Shares of SRF gained 5 per cent, hitting a new high of Rs 9,876.55 on the BSE in intra-day trade on Monday, a day ahead of the company’s board meeting to consider bonus issue plan.
On August 20, 2021, the company had informed the stock exchanges that the meeting of the board of directors is scheduled for Tuesday, August 31, 2021 to consider and approve issuance of bonus shares subject to approval by the shareholders of the Company. Since then, the stock rallied 10 per cent from level of Rs 8,902.
In the past three months, SRF has outperformed the market by surging 50 per cent, as compared to 10 per cent rise in the S&P BSE Sensex. SRF is a chemical based multi-business entity engaged in the manufacturing of industrial and specialty intermediates.
In Q1FY22, SRF's consolidated net profit more-than-doubled at Rs 395.3 crore against Rs 176.9 crore in Q1FY21. The company reported a 75 per cent year-on-year (YoY) growth in revenue at Rs 2,699 crore compared with Rs 1,545 crore in the corresponding quarter of the previous fiscal. Ebitda (earnings before interest, taxes, depreciation, and amortization) margin improved 50 basis points (bps) to 24.6 per cent.
The company said during the quarter, the specialty chemicals business which accounts for 42 per cent of total revenue, performed well owing to higher sales from exports and domestic markets. The fluorochemicals business witnessed higher sales volumes in the refrigerants and the blends segments, with better sales realisations, especially from the export markets.

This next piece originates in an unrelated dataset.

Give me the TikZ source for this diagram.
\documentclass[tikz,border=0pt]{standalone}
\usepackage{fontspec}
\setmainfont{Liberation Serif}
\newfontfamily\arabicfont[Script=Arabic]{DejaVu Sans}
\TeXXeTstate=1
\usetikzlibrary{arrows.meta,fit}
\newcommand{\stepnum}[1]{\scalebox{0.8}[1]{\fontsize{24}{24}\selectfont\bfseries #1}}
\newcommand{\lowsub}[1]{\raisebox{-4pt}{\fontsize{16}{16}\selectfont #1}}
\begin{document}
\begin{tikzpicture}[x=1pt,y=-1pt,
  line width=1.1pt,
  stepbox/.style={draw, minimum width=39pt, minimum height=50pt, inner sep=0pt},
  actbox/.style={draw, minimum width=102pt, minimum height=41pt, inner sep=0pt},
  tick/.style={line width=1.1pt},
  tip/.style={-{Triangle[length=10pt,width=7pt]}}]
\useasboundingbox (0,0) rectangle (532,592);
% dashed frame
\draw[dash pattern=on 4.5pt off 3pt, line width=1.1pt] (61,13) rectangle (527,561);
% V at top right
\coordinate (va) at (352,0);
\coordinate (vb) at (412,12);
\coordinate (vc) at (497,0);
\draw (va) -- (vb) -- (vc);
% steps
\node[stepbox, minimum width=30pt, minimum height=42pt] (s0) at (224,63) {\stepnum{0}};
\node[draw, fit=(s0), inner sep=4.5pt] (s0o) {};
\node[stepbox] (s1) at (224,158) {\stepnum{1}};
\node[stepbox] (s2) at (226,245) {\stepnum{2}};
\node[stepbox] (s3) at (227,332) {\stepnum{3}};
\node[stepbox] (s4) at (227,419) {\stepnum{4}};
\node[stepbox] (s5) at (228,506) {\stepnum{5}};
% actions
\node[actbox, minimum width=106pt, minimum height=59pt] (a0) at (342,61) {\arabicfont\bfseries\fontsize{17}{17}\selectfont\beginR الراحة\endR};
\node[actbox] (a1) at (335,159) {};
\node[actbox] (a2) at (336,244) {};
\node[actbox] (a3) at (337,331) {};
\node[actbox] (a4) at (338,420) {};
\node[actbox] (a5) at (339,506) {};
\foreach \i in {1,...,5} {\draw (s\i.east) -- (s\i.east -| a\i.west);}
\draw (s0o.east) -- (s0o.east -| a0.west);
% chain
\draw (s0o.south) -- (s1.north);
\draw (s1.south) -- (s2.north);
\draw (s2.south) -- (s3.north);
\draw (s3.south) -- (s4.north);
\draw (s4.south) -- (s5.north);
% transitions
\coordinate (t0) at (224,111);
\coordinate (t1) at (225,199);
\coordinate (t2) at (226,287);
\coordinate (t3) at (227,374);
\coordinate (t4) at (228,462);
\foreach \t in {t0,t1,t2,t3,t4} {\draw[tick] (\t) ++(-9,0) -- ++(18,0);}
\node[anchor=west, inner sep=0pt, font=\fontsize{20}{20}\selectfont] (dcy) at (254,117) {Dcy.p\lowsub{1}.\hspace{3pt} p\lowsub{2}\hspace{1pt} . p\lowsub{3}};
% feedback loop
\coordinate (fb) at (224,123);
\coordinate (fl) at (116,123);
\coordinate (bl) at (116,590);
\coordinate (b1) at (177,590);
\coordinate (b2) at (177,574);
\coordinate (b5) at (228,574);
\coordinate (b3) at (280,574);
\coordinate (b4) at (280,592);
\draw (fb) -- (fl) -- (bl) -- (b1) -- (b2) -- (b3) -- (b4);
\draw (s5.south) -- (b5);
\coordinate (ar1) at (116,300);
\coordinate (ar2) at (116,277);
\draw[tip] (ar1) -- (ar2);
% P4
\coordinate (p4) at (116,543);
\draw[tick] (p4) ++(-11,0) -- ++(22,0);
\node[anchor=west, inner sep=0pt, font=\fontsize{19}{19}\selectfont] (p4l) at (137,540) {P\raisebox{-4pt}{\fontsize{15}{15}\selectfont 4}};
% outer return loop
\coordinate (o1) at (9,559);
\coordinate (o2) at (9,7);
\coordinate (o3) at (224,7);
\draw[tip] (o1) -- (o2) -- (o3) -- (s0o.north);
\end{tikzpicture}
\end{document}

To meet the growing demand for refrigerants in the domestic and exports market, the company's board approved a project for integrated expansion of fluorocarbon based refrigerant capacity at Dahej at a projected cost of Rs 550 crore. The same is expected to be completed in twenty-four months. To cater to the growing power requirements of new and upcoming plants at Dahej, the board has also approved the installation of 200 KV grid at a projected cost of Rs 135 crore.
In October 2020, SRF had raised Rs 750 crore by allotting 1.76 million equity shares through qualified institutional placement (QIP) at an issue price of Rs 4,250 per equity share.
Analysts are encouraged by the long-term structural opportunity in the chemicals sector and the company’s ability to participate in the same. HDFC Securities, for instance, has maintained its 'Add' rating on the stock given its healthy performance from speciality chemicals & packging films businesses, recovery in the technical textiles segment, strong balance sheet, and deployment of Capex towards high-growth speciality chemicals business over the next three-four years. However, the stock has moved up above brokerage firm’s target price of Rs 8,630 per share.